━━━━━ Data segment ━━━━━
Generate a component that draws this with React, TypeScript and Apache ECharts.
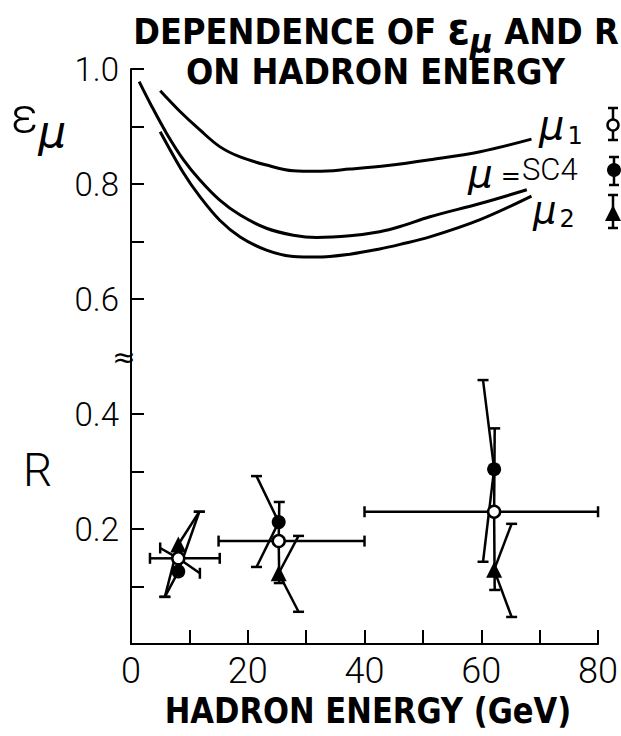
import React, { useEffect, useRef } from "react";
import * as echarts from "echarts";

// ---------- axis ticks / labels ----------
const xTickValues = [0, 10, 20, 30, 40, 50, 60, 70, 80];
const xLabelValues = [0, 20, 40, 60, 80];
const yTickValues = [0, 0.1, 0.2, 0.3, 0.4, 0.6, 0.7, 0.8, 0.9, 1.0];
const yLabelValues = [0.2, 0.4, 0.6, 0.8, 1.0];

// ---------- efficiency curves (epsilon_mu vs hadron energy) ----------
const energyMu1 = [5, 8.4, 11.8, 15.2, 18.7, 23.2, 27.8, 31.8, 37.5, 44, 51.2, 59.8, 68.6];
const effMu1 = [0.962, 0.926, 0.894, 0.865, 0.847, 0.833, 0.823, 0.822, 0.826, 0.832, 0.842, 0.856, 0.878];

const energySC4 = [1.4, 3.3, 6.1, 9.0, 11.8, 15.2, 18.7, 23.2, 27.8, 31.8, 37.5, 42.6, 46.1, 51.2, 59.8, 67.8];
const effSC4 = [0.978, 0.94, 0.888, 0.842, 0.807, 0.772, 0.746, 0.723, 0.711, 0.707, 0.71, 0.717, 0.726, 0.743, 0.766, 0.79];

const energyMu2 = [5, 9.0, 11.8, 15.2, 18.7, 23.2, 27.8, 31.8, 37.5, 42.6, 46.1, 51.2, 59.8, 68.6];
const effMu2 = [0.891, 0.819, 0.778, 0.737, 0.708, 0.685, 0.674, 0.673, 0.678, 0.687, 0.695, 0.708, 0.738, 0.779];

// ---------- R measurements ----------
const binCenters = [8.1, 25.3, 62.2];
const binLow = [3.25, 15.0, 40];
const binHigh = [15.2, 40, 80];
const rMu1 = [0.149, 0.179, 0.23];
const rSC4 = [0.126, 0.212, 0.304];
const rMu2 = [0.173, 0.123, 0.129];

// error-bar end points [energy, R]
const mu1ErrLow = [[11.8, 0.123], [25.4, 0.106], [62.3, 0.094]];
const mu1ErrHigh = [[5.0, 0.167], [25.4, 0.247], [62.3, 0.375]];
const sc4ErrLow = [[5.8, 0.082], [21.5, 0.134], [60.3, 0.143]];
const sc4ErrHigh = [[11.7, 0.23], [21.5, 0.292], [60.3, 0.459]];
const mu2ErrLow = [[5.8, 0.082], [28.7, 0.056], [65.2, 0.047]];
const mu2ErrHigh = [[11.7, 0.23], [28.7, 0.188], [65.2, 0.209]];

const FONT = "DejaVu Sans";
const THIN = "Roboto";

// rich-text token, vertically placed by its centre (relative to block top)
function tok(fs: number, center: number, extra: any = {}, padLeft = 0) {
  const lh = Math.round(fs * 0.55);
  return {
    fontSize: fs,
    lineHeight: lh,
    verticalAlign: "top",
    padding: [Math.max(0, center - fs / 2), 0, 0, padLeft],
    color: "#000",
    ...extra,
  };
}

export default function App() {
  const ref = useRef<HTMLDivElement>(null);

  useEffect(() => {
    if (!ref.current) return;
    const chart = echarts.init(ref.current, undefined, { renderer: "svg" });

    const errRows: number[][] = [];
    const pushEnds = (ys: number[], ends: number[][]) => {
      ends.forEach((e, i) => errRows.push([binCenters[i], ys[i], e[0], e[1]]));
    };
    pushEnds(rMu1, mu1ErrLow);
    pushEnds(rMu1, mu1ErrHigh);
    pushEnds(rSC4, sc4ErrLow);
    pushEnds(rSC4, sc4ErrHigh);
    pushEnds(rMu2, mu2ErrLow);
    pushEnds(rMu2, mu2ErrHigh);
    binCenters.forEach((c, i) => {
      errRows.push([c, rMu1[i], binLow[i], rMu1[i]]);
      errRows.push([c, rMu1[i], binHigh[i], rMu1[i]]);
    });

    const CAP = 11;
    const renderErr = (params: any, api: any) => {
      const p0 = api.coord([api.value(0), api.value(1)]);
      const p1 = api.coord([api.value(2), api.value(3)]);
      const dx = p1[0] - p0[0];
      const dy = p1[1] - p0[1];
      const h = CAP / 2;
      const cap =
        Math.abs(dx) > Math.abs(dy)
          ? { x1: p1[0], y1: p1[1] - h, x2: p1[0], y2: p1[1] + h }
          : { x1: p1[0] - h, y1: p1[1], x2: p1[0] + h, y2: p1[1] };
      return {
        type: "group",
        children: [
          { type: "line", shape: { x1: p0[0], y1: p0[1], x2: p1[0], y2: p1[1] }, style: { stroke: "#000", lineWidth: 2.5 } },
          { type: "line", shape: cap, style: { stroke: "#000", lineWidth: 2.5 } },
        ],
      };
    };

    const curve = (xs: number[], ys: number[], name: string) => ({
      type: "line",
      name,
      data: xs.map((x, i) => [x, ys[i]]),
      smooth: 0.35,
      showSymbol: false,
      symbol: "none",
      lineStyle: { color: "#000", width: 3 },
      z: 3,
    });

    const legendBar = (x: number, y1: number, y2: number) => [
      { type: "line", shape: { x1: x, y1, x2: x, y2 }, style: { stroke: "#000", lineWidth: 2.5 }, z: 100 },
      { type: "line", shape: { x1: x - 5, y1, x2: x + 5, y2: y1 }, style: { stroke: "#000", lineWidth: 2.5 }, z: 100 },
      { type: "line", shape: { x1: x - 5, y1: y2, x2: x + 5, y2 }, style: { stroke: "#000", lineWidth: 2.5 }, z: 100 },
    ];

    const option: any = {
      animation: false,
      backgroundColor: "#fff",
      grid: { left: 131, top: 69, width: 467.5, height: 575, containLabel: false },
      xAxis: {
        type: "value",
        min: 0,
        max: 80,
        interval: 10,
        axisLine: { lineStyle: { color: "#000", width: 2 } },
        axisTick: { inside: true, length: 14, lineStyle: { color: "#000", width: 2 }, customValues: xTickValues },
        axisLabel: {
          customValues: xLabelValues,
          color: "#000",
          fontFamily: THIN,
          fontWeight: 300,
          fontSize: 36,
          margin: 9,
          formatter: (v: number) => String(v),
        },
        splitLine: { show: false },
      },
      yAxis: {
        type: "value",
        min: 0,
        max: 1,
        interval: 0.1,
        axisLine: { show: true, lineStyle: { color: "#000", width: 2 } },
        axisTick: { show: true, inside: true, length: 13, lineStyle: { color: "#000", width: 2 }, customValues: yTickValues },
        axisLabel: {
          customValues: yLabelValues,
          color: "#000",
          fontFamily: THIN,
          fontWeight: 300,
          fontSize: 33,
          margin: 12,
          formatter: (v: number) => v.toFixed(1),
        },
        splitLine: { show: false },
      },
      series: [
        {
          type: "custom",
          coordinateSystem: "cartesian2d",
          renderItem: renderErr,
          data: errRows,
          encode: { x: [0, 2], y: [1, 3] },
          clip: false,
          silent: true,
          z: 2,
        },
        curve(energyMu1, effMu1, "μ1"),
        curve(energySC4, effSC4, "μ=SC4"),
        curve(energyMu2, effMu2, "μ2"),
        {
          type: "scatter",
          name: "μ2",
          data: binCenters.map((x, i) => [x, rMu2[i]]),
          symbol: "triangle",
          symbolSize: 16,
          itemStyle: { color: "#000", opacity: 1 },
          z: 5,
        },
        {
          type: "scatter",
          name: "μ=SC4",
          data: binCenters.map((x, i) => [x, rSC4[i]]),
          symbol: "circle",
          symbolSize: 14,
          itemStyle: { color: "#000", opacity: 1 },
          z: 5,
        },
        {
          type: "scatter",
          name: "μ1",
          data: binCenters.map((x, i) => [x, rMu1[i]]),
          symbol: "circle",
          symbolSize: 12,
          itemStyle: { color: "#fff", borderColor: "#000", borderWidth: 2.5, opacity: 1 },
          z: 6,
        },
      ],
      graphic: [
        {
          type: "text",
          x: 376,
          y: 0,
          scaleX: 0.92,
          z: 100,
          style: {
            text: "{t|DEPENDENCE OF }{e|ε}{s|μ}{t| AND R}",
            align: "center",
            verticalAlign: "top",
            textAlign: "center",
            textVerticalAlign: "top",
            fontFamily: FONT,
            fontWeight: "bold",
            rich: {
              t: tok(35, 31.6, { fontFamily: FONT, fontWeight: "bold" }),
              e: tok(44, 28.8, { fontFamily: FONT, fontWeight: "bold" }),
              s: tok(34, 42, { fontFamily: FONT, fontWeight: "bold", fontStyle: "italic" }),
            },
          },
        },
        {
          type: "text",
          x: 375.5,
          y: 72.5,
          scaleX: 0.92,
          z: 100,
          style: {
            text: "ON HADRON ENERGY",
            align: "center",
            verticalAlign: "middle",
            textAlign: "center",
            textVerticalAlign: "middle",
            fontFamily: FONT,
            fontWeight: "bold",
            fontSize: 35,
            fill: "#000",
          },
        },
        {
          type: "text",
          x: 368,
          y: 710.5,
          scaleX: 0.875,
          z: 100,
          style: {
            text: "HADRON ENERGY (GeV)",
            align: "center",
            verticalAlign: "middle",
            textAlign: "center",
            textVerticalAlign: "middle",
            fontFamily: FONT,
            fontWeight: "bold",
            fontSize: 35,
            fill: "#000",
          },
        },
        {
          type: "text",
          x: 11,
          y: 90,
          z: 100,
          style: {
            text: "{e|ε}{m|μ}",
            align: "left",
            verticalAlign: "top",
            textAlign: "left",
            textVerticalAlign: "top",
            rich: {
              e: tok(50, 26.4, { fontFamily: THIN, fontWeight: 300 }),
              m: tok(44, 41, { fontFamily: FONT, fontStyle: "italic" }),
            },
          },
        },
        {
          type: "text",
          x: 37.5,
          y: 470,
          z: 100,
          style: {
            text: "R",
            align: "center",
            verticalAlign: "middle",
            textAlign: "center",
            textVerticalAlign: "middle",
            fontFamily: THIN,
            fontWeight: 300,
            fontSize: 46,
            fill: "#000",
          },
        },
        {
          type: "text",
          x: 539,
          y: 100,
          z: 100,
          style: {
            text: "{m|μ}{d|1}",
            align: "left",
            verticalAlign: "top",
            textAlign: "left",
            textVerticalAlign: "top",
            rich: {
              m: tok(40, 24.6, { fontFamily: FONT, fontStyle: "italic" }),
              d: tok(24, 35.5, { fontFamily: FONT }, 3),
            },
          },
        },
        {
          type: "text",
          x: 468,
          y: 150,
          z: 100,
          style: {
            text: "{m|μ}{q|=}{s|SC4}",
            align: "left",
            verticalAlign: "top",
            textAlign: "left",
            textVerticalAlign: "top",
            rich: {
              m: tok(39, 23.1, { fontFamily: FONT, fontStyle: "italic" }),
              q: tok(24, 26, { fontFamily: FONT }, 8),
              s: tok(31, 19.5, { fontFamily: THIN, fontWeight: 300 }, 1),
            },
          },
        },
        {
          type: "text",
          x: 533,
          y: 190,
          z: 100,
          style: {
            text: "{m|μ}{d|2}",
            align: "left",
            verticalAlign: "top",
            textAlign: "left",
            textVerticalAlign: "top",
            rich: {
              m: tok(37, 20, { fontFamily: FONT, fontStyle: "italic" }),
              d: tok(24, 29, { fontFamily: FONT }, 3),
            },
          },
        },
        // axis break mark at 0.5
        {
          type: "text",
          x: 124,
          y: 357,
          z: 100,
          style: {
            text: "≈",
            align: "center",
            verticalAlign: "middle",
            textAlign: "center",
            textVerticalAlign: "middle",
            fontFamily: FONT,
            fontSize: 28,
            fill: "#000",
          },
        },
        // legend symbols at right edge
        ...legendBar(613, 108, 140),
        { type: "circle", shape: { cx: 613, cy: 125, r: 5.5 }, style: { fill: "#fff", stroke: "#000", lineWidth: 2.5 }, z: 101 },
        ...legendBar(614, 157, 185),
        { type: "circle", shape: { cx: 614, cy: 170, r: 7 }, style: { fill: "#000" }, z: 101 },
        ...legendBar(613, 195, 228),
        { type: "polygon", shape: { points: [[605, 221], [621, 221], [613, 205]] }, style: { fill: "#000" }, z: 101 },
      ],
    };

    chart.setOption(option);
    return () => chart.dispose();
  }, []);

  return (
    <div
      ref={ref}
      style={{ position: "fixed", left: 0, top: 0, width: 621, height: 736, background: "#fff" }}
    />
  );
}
━━━━━
Exercise instructions: Repeat, with no pictures, each line from the beginning of the data through the line containing "import * as", inclusive.

Exercise solution:
Generate a component that draws this with React, TypeScript and Apache ECharts.
import React, { useEffect, useRef } from "react";
import * as echarts from "echarts";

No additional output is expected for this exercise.